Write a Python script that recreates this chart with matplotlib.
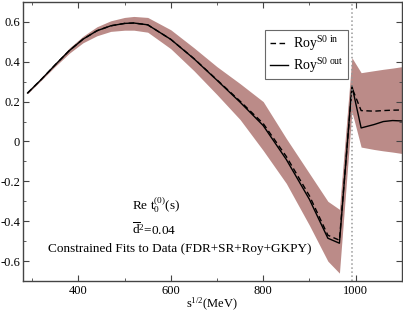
import matplotlib
matplotlib.use("Agg")
import matplotlib.pyplot as plt
from matplotlib.ticker import MultipleLocator

plt.rcParams['font.family'] = ['Liberation Serif', 'DejaVu Serif']
plt.rcParams['mathtext.fontset'] = 'custom'
plt.rcParams['mathtext.rm'] = 'Liberation Serif'
plt.rcParams['mathtext.it'] = 'Liberation Serif'

# energies (MeV)
x_left = [290, 320, 350, 380, 410, 440, 470, 500, 520, 550, 600, 650, 700, 750, 800, 850, 900, 940, 965, 992]
solid_left = [0.243, 0.312, 0.385, 0.455, 0.513, 0.555, 0.580, 0.592, 0.594, 0.585, 0.512, 0.415, 0.307, 0.197, 0.080, -0.090, -0.290, -0.485, -0.510, 0.280]
dashed_left = [0.243, 0.312, 0.385, 0.455, 0.513, 0.555, 0.580, 0.592, 0.594, 0.585, 0.512, 0.416, 0.309, 0.202, 0.090, -0.075, -0.272, -0.470, -0.495, 0.270]
upper_left = [0.245, 0.318, 0.393, 0.468, 0.528, 0.575, 0.605, 0.622, 0.627, 0.622, 0.560, 0.470, 0.375, 0.290, 0.200, 0.015, -0.160, -0.300, -0.340, 0.420]
lower_left = [0.240, 0.308, 0.377, 0.442, 0.495, 0.530, 0.552, 0.558, 0.558, 0.548, 0.465, 0.355, 0.235, 0.110, -0.045, -0.210, -0.420, -0.600, -0.660, 0.150]

x_right = [992, 1012, 1040, 1060, 1080, 1100]
solid_right = [0.280, 0.068, 0.085, 0.100, 0.105, 0.103]
dashed_right = [0.270, 0.155, 0.152, 0.155, 0.157, 0.158]
upper_right = [0.420, 0.345, 0.355, 0.362, 0.368, 0.375]
lower_right = [0.150, -0.028, -0.040, -0.047, -0.053, -0.060]

x = x_left + x_right[1:]
solid = solid_left + solid_right[1:]
dashed = dashed_left + dashed_right[1:]
upper = upper_left + upper_right[1:]
lower = lower_left + lower_right[1:]

kk_threshold = 992

fig = plt.figure(figsize=(4.03, 3.12), dpi=100)
ax = fig.add_axes([0.057, 0.099, 0.940, 0.895])

ax.fill_between(x, lower, upper, color='#bb8b88', linewidth=0)
ax.plot(x, dashed, color='black', linestyle=(0, (4, 2.5)), linewidth=1.0, label=r'Roy$^{\rm S0\ in}$')
ax.plot(x, solid, color='black', linestyle='-', linewidth=1.0, label=r'Roy$^{\rm S0\ out}$')
ax.axvline(kk_threshold, color='#999999', linestyle=':', linewidth=1.1)

ax.set_xlim(280, 1100)
ax.set_ylim(-0.7, 0.7)
ax.xaxis.set_minor_locator(MultipleLocator(100))
ax.yaxis.set_minor_locator(MultipleLocator(0.1))
ax.set_xticks([400, 600, 800, 1000])
ax.set_yticks([-0.6, -0.4, -0.2, 0, 0.2, 0.4, 0.6])
ax.set_yticklabels(['-0.6', '-0.4', '-0.2', '0', '0.2', '0.4', '0.6'])
ax.tick_params(which='both', direction='in', top=True, right=True, labelsize=9, color='#444444')
ax.tick_params(axis='y', pad=2)
ax.tick_params(axis='x', pad=3)
ax.tick_params(which='major', length=4)
ax.tick_params(which='minor', length=2.5)
for s in ax.spines.values():
    s.set_color('#444444')
    s.set_linewidth(1.0)

ax.set_xlabel(r'$\mathrm{s}^{1/2}$(MeV)', fontsize=9, labelpad=-1)

ax.text(516, -0.32, r'Re t$_0^{(0)}$(s)', fontsize=9.5, ha='left', va='center')
ax.text(516, -0.445, r'$\overline{\mathrm{d}}^2$=0.04', fontsize=9.5, ha='left', va='center')
ax.text(334, -0.54, 'Constrained Fits to Data (FDR+SR+Roy+GKPY)', fontsize=9.5, ha='left', va='center')

leg = ax.legend(loc='upper left', bbox_to_anchor=(0.64, 0.90), fontsize=10, frameon=True,
                fancybox=False, handlelength=1.3, handletextpad=0.4, borderpad=0.3,
                labelspacing=0.25, borderaxespad=0)
leg.get_frame().set_edgecolor('#444444')
leg.get_frame().set_linewidth(0.8)

fig.savefig('out.png', dpi=100)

____________________

**Job**
Exclude the pictures, and transcribe all of the material exactly.

**Answer to this exercise**
Write a Python script that recreates this chart with matplotlib.
import matplotlib
matplotlib.use("Agg")
import matplotlib.pyplot as plt
from matplotlib.ticker import MultipleLocator

plt.rcParams['font.family'] = ['Liberation Serif', 'DejaVu Serif']
plt.rcParams['mathtext.fontset'] = 'custom'
plt.rcParams['mathtext.rm'] = 'Liberation Serif'
plt.rcParams['mathtext.it'] = 'Liberation Serif'

# energies (MeV)
x_left = [290, 320, 350, 380, 410, 440, 470, 500, 520, 550, 600, 650, 700, 750, 800, 850, 900, 940, 965, 992]
solid_left = [0.243, 0.312, 0.385, 0.455, 0.513, 0.555, 0.580, 0.592, 0.594, 0.585, 0.512, 0.415, 0.307, 0.197, 0.080, -0.090, -0.290, -0.485, -0.510, 0.280]
dashed_left = [0.243, 0.312, 0.385, 0.455, 0.513, 0.555, 0.580, 0.592, 0.594, 0.585, 0.512, 0.416, 0.309, 0.202, 0.090, -0.075, -0.272, -0.470, -0.495, 0.270]
upper_left = [0.245, 0.318, 0.393, 0.468, 0.528, 0.575, 0.605, 0.622, 0.627, 0.622, 0.560, 0.470, 0.375, 0.290, 0.200, 0.015, -0.160, -0.300, -0.340, 0.420]
lower_left = [0.240, 0.308, 0.377, 0.442, 0.495, 0.530, 0.552, 0.558, 0.558, 0.548, 0.465, 0.355, 0.235, 0.110, -0.045, -0.210, -0.420, -0.600, -0.660, 0.150]

x_right = [992, 1012, 1040, 1060, 1080, 1100]
solid_right = [0.280, 0.068, 0.085, 0.100, 0.105, 0.103]
dashed_right = [0.270, 0.155, 0.152, 0.155, 0.157, 0.158]
upper_right = [0.420, 0.345, 0.355, 0.362, 0.368, 0.375]
lower_right = [0.150, -0.028, -0.040, -0.047, -0.053, -0.060]

x = x_left + x_right[1:]
solid = solid_left + solid_right[1:]
dashed = dashed_left + dashed_right[1:]
upper = upper_left + upper_right[1:]
lower = lower_left + lower_right[1:]

kk_threshold = 992

fig = plt.figure(figsize=(4.03, 3.12), dpi=100)
ax = fig.add_axes([0.057, 0.099, 0.940, 0.895])

ax.fill_between(x, lower, upper, color='#bb8b88', linewidth=0)
ax.plot(x, dashed, color='black', linestyle=(0, (4, 2.5)), linewidth=1.0, label=r'Roy$^{\rm S0\ in}$')
ax.plot(x, solid, color='black', linestyle='-', linewidth=1.0, label=r'Roy$^{\rm S0\ out}$')
ax.axvline(kk_threshold, color='#999999', linestyle=':', linewidth=1.1)

ax.set_xlim(280, 1100)
ax.set_ylim(-0.7, 0.7)
ax.xaxis.set_minor_locator(MultipleLocator(100))
ax.yaxis.set_minor_locator(MultipleLocator(0.1))
ax.set_xticks([400, 600, 800, 1000])
ax.set_yticks([-0.6, -0.4, -0.2, 0, 0.2, 0.4, 0.6])
ax.set_yticklabels(['-0.6', '-0.4', '-0.2', '0', '0.2', '0.4', '0.6'])
ax.tick_params(which='both', direction='in', top=True, right=True, labelsize=9, color='#444444')
ax.tick_params(axis='y', pad=2)
ax.tick_params(axis='x', pad=3)
ax.tick_params(which='major', length=4)
ax.tick_params(which='minor', length=2.5)
for s in ax.spines.values():
    s.set_color('#444444')
    s.set_linewidth(1.0)

ax.set_xlabel(r'$\mathrm{s}^{1/2}$(MeV)', fontsize=9, labelpad=-1)

ax.text(516, -0.32, r'Re t$_0^{(0)}$(s)', fontsize=9.5, ha='left', va='center')
ax.text(516, -0.445, r'$\overline{\mathrm{d}}^2$=0.04', fontsize=9.5, ha='left', va='center')
ax.text(334, -0.54, 'Constrained Fits to Data (FDR+SR+Roy+GKPY)', fontsize=9.5, ha='left', va='center')

leg = ax.legend(loc='upper left', bbox_to_anchor=(0.64, 0.90), fontsize=10, frameon=True,
                fancybox=False, handlelength=1.3, handletextpad=0.4, borderpad=0.3,
                labelspacing=0.25, borderaxespad=0)
leg.get_frame().set_edgecolor('#444444')
leg.get_frame().set_linewidth(0.8)

fig.savefig('out.png', dpi=100)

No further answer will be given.